--- Task description ---
Output the data word for word, dropping every image.

--- Data shown ---
^^^^^^^^^^^^^^^^

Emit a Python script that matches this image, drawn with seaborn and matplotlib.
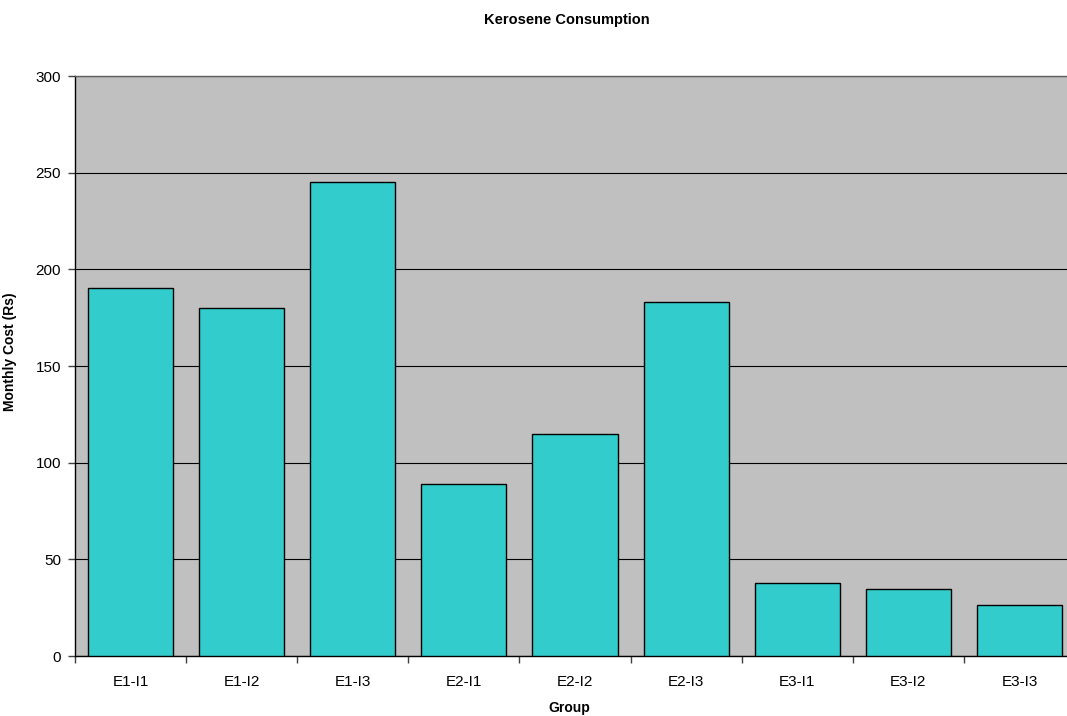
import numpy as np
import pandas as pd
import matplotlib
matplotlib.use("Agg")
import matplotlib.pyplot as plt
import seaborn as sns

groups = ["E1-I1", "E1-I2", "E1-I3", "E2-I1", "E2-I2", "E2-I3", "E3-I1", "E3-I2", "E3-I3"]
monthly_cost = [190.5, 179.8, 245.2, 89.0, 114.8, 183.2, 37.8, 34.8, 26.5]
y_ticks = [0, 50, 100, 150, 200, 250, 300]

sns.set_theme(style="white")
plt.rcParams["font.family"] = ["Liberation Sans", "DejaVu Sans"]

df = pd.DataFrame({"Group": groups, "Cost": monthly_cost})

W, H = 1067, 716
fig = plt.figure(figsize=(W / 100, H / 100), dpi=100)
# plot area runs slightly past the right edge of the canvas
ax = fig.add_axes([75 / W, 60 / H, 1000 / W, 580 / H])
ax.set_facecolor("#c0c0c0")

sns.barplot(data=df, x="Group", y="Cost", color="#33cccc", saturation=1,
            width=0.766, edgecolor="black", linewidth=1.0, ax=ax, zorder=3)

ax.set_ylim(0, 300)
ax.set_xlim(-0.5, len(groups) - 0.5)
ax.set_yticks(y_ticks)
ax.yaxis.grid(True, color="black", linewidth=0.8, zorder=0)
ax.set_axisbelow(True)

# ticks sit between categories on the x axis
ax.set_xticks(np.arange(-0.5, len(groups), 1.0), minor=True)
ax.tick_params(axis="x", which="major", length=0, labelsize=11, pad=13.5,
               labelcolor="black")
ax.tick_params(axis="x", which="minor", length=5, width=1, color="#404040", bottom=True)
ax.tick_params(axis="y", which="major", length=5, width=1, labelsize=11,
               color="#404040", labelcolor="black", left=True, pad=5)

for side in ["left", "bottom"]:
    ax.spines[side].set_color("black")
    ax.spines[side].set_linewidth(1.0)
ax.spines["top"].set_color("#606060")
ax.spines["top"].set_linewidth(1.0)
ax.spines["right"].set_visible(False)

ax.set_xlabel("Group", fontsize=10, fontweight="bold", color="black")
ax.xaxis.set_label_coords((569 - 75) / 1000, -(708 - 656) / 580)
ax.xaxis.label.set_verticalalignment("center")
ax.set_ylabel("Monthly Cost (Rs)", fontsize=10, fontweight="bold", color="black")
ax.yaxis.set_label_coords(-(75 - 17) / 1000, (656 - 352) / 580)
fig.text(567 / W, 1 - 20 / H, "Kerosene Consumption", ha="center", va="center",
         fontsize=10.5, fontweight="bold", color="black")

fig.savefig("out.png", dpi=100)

^^^^^^^^^^^^^^^^

--- Complete output ---
Emit a Python script that matches this image, drawn with seaborn and matplotlib.
import numpy as np
import pandas as pd
import matplotlib
matplotlib.use("Agg")
import matplotlib.pyplot as plt
import seaborn as sns

groups = ["E1-I1", "E1-I2", "E1-I3", "E2-I1", "E2-I2", "E2-I3", "E3-I1", "E3-I2", "E3-I3"]
monthly_cost = [190.5, 179.8, 245.2, 89.0, 114.8, 183.2, 37.8, 34.8, 26.5]
y_ticks = [0, 50, 100, 150, 200, 250, 300]

sns.set_theme(style="white")
plt.rcParams["font.family"] = ["Liberation Sans", "DejaVu Sans"]

df = pd.DataFrame({"Group": groups, "Cost": monthly_cost})

W, H = 1067, 716
fig = plt.figure(figsize=(W / 100, H / 100), dpi=100)
# plot area runs slightly past the right edge of the canvas
ax = fig.add_axes([75 / W, 60 / H, 1000 / W, 580 / H])
ax.set_facecolor("#c0c0c0")

sns.barplot(data=df, x="Group", y="Cost", color="#33cccc", saturation=1,
            width=0.766, edgecolor="black", linewidth=1.0, ax=ax, zorder=3)

ax.set_ylim(0, 300)
ax.set_xlim(-0.5, len(groups) - 0.5)
ax.set_yticks(y_ticks)
ax.yaxis.grid(True, color="black", linewidth=0.8, zorder=0)
ax.set_axisbelow(True)

# ticks sit between categories on the x axis
ax.set_xticks(np.arange(-0.5, len(groups), 1.0), minor=True)
ax.tick_params(axis="x", which="major", length=0, labelsize=11, pad=13.5,
               labelcolor="black")
ax.tick_params(axis="x", which="minor", length=5, width=1, color="#404040", bottom=True)
ax.tick_params(axis="y", which="major", length=5, width=1, labelsize=11,
               color="#404040", labelcolor="black", left=True, pad=5)

for side in ["left", "bottom"]:
    ax.spines[side].set_color("black")
    ax.spines[side].set_linewidth(1.0)
ax.spines["top"].set_color("#606060")
ax.spines["top"].set_linewidth(1.0)
ax.spines["right"].set_visible(False)

ax.set_xlabel("Group", fontsize=10, fontweight="bold", color="black")
ax.xaxis.set_label_coords((569 - 75) / 1000, -(708 - 656) / 580)
ax.xaxis.label.set_verticalalignment("center")
ax.set_ylabel("Monthly Cost (Rs)", fontsize=10, fontweight="bold", color="black")
ax.yaxis.set_label_coords(-(75 - 17) / 1000, (656 - 352) / 580)
fig.text(567 / W, 1 - 20 / H, "Kerosene Consumption", ha="center", va="center",
         fontsize=10.5, fontweight="bold", color="black")

fig.savefig("out.png", dpi=100)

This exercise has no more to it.